Помню еще эшелон, в котором нас увозили в тыл. Кстати, при всей неожиданности, спешке и быстром отступлении советских войск – я это хорошо запомнила – не было хаоса, эвакуация шла организованно. На станциях находили возможность «втолкнуть» наш состав в расписание поездов. И на станциях нас иногда кормили. А есть хотелось все время.
Мама уже не могла смотреть в наши голодные глаза, один раз схватила кружку и помчалась куда-то по перрону. Она вернулась с кашей и поделила ее на четыре порции: три – детям, одну – нашей соседке тете Зое, потому что она была беременна. Себе не оставила ни крошки. Сколько лет с той поры прошло, а она все жалела о том, что надо было взять котелок, маловата была кружка. А я и сейчас помню замечательный вкус этой толокняной похлебки.
Ехали мы к бабушке в Кировскую область. Военное наше детство было трудным, но жили мы не голодно. У бабули были небольшой огород, и наша кормилица, корова Муська. Бывало, бабушка только брякнет подойником, а кошка и брат Валерочка уже сидят на крыльце в ожидании парного молока.

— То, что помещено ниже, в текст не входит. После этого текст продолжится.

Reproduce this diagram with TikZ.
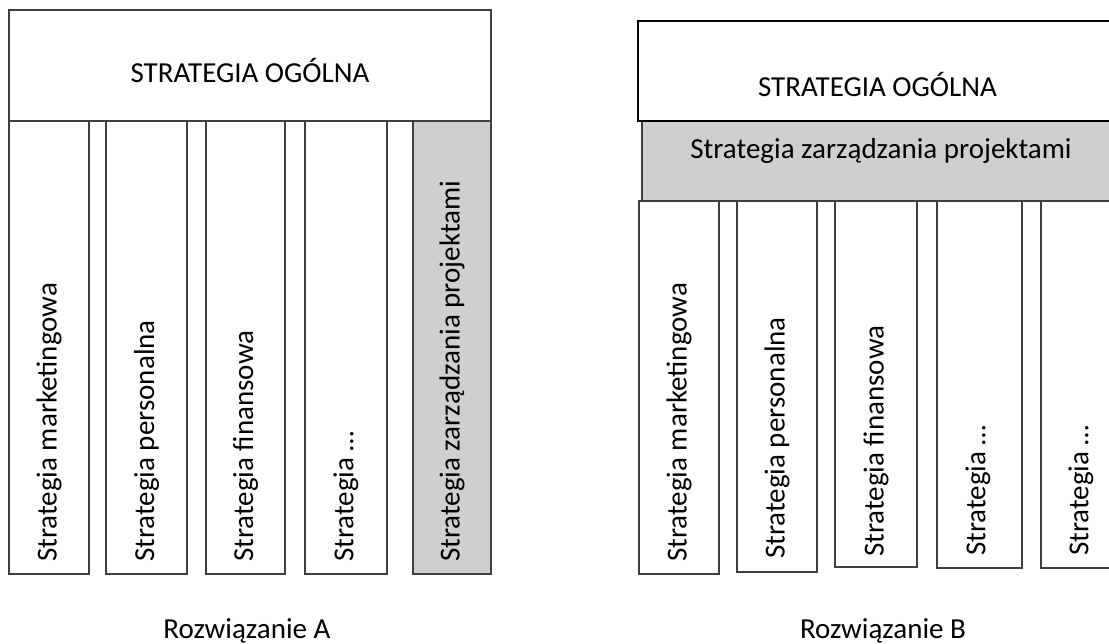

Мама умела все – жала, косила, управлялась с лошадьми во время пахоты, даже мыло варила. Мы,детвора, тоже были при деле – собирали колоски, дергали лен. На каждого ученика выделялся участок. Ну, и, конечно, дети кормились дарами природы -грибами, ягодами, а еще любили решетом рыбу ловить. Речушка рядом, я наловлю пескариков, а бабушка их в печке запечет, – вот и кушанье.
Много еще было всякого – и печального, и радостного. Вот качаюсь на качелях в школьном дворе и рассказываю ребятам про мороженое: как его закладывают в круглые формочки, сжимают с двух сторон вафлями, на которых можно было прочитать чье-нибудь имя. Сельские мои одногодки это лакомство еще в глаза не видели, но мы верили, нет, мы знали, что после войны его будет вдоволь, и мы все его попробуем. А еще была любимая игра – «казнь Гитлера». Какие мы ему придумывали страшные муки, считая, что этим приближаем победу!
Кровать моя стояла в сенях, задернутая самотканым пологом. Просыпаюсь однажды и не пойму, что происходит в доме. Встревоженные голоса взрослых: они то ли плачут, то ли радуются. Сердце сжалось в комочек. А ему надо было радоваться. Конец, конец войне! По-бе-да!
Лия Щекотова От автора. Я хочу назвать родные мне имена: Иван Герасимович и Александра Георгиевна Щекотовы – мои родители, Ефимья Акимовна Дербенева – бабушка. Низкий поклон им и всем тем, кто не вернулся и кто вернулся с фронтов, защитив нас от огня войны.